Friday, November 28, 2008

Tearing Off Tights With My Teeth

I returned to the office yesterday after a self-imposed two-day quarantine.
In truth, I think that the burning throat and thumping head to which I awoke on Tuesday morning were as much products of exhaustion as they were of anything contagious. Two days spent recuperating on the couch at Dungroanin', rather than inflicting myself upon my colleagues, has done me the power of good and I'm back to something approaching full strength.
But sleeping through the day on Tuesday meant that I struggled to drift off on Tuesday night, lying awake as the clock continued its steady progress beyond the early hours of the morning. Insomnia seems to be a self-feeding monster - the more you try to fall asleep, the harder it becomes. As I was lying in the dark, my brain was rattling through all the big issues - life and death, love and hate, Ren and Stimpy.
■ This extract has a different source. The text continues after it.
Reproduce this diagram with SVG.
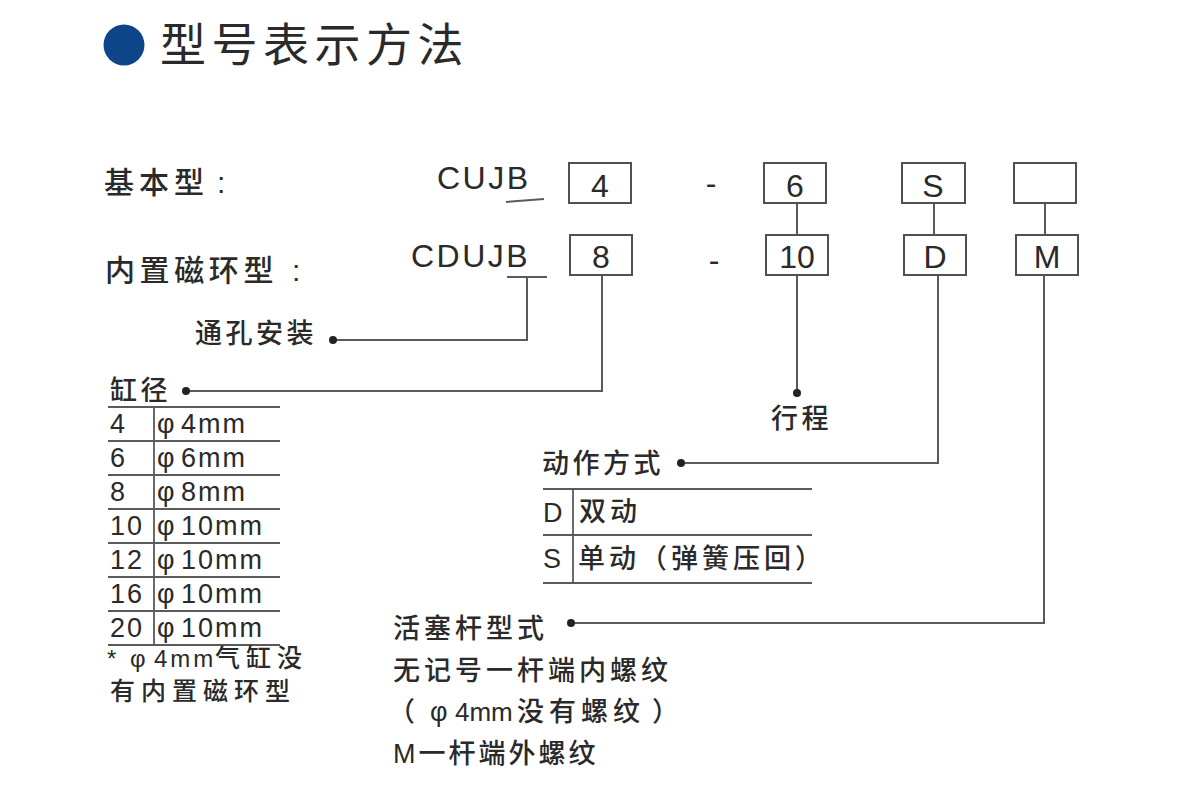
<svg xmlns="http://www.w3.org/2000/svg" width="1200" height="808" viewBox="0 0 1200 808">
<style>
text{font-family:"Liberation Sans","Noto Sans CJK SC",sans-serif;fill:#2a2a2a}
.cj{font-family:"Noto Sans CJK SC","Liberation Sans",sans-serif;font-weight:500}
.lbl{font-size:30px;letter-spacing:5px}
.sm{font-size:27px;letter-spacing:3.5px}
.tb{font-size:27px;letter-spacing:2px}
.box rect{fill:#fff;stroke:#505050;stroke-width:2}
.box text{font-size:32px;text-anchor:middle}
.ln{fill:none;stroke:#5a5a5a;stroke-width:2}
.dot{fill:#222}
</style>
<rect width="1200" height="808" fill="#fff"/>
<g id="title">
<circle cx="124" cy="45" r="20.5" fill="#0e4589"/>
<text class="cj" x="160" y="61" style="font-size:46px;letter-spacing:5.5px;font-weight:400">型号表示方法</text>
</g>
<g id="row-labels">
<text class="cj lbl" x="104" y="193">基本型<tspan x="217" style="font-family:'Liberation Sans'">:</tspan></text>
<text class="cj lbl" x="105" y="281" style="letter-spacing:4.6px">内置磁环型<tspan x="292" style="font-family:'Liberation Sans'">:</tspan></text>
</g>
<g id="model-codes">
<text x="437" y="189" style="font-size:32px;letter-spacing:2.5px">CUJB</text>
<text x="411" y="267" style="font-size:32px;letter-spacing:2.5px">CDUJB</text>
<text x="711" y="194" style="font-size:32px;text-anchor:middle">-</text>
<text x="714" y="271" style="font-size:32px;text-anchor:middle">-</text>
</g>
<g id="box-4" class="box"><rect x="569" y="163" width="62" height="40"/><text x="600" y="197">4</text></g>
<g id="box-8" class="box"><rect x="570" y="235" width="62" height="40"/><text x="601" y="268">8</text></g>
<g id="box-6" class="box"><rect x="764" y="163" width="62" height="40"/><text x="795" y="197">6</text></g>
<g id="box-10" class="box"><rect x="766" y="235" width="62" height="40"/><text x="797" y="268">10</text></g>
<g id="box-S" class="box"><rect x="902" y="163" width="63" height="40"/><text x="933" y="197">S</text></g>
<g id="box-D" class="box"><rect x="904" y="235" width="62" height="40"/><text x="935" y="268">D</text></g>
<g id="box-empty" class="box"><rect x="1014" y="163" width="62" height="40"/></g>
<g id="box-M" class="box"><rect x="1016" y="235" width="62" height="40"/><text x="1047" y="268">M</text></g>
<g id="connectors">
<path class="ln" d="M506 202 L544 199"/>
<path class="ln" d="M507 277 H547"/>
<path class="ln" d="M527 277 V340 H333"/>
<path class="ln" d="M602 275 V391 H186"/>
<path class="ln" d="M797 203 V235"/>
<path class="ln" d="M797 275 V393"/>
<path class="ln" d="M934 203 V235"/>
<path class="ln" d="M938 275 V463 H681"/>
<path class="ln" d="M1045 203 V235"/>
<path class="ln" d="M1044 275 V623 H571"/>
<circle class="dot" cx="333" cy="340" r="4"/>
<circle class="dot" cx="186" cy="391" r="4"/>
<circle class="dot" cx="797" cy="393" r="4"/>
<circle class="dot" cx="681" cy="463" r="4"/>
<circle class="dot" cx="571" cy="623" r="4"/>
</g>
<g id="mount">
<text class="cj sm" x="195" y="343">通孔安装</text>
</g>
<g id="stroke">
<text class="cj sm" x="771" y="428">行程</text>
</g>
<g id="bore">
<text class="cj sm" x="110" y="400">缸径</text>
<path class="ln" style="stroke-width:1.8" d="M108 407 H280 M108 441 H280 M108 475 H280 M108 509 H280 M108 543 H280 M108 577 H280 M108 611 H280 M108 645 H280 M154 407 V645"/>
<text class="tb" x="110" y="433">4</text><text class="tb" x="157" y="433">φ</text><text class="tb" x="181" y="433">4mm</text>
<text class="tb" x="110" y="467">6</text><text class="tb" x="157" y="467">φ</text><text class="tb" x="181" y="467">6mm</text>
<text class="tb" x="110" y="501">8</text><text class="tb" x="157" y="501">φ</text><text class="tb" x="181" y="501">8mm</text>
<text class="tb" x="110" y="535">10</text><text class="tb" x="157" y="535">φ</text><text class="tb" x="181" y="535">10mm</text>
<text class="tb" x="110" y="569">12</text><text class="tb" x="157" y="569">φ</text><text class="tb" x="181" y="569">10mm</text>
<text class="tb" x="110" y="603">16</text><text class="tb" x="157" y="603">φ</text><text class="tb" x="181" y="603">10mm</text>
<text class="tb" x="110" y="637">20</text><text class="tb" x="157" y="637">φ</text><text class="tb" x="181" y="637">10mm</text>
<text x="107" y="667" style="font-size:24px">*<tspan x="130">φ</tspan><tspan x="154" style="letter-spacing:3px">4mm</tspan><tspan x="215" style="font-family:'Noto Sans CJK SC',sans-serif;font-weight:500;letter-spacing:6px;font-size:25px">气缸没</tspan></text>
<text class="cj" x="110" y="700" style="font-size:25px;letter-spacing:6px">有内置磁环型</text>
</g>
<g id="action">
<text class="cj sm" x="542" y="473">动作方式</text>
<path class="ln" style="stroke-width:1.8" d="M543 489 H812 M543 535 H812 M543 583 H812 M573 489 V583"/>
<text x="543" y="522" style="font-size:27px">D</text>
<text class="cj" x="579" y="521" style="font-size:27px;letter-spacing:4px">双动</text>
<text x="543" y="568" style="font-size:27px">S</text>
<text class="cj" x="578" y="568" style="font-size:27px;letter-spacing:4px">单动（弹簧压回）</text>
</g>
<g id="rod">
<text class="cj" x="393" y="638" style="font-size:27px;letter-spacing:4px">活塞杆型式</text>
<text class="cj" x="393" y="680" style="font-size:27px;letter-spacing:4px">无记号一杆端内螺纹</text>
<text class="cj" x="388" y="721" style="font-size:27px">（<tspan x="430" style="font-family:'Liberation Sans';font-weight:400">φ</tspan><tspan x="455" style="font-family:'Liberation Sans';font-weight:400;font-size:26px">4mm</tspan><tspan x="517" style="letter-spacing:5px">没有螺纹</tspan><tspan x="652">）</tspan></text>
<text x="393" y="763" style="font-size:27px;letter-spacing:3px">M<tspan style="font-family:'Noto Sans CJK SC',sans-serif;font-weight:500">一杆端外螺纹</tspan></text>
</g>
</svg>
Unable to force myself to sleep, I wandered around Dungroanin' in an effort to avoid keeping Mrs Wife awake. The stillness that smothers the house during the witching hours is different to that which exists during the day. Having spent the afternoon alone in the house, I had become aware of how silent modern houses outwith town centres can be. The double glazing excludes all external sounds, the rabbits spend most of the afternoon dozing silently and I was in no mood for music or television.
But at night, though Dungroanin' is to all intents and purposes silent, the darkness seems to make even the smallest sound more easily identifiable. After a hard day's work of providing shelter, the house seems to creak for no good reason, arching its spine to iron out the kinks and stretching its extremities as it contracts in the clear, frosty night. Those electrical appliances that remain plugged in overnight emit a low hum that seemed inaudible during the day, to the beat of the kitchen clock.
Insomnia - the best mind-altering drug in the world.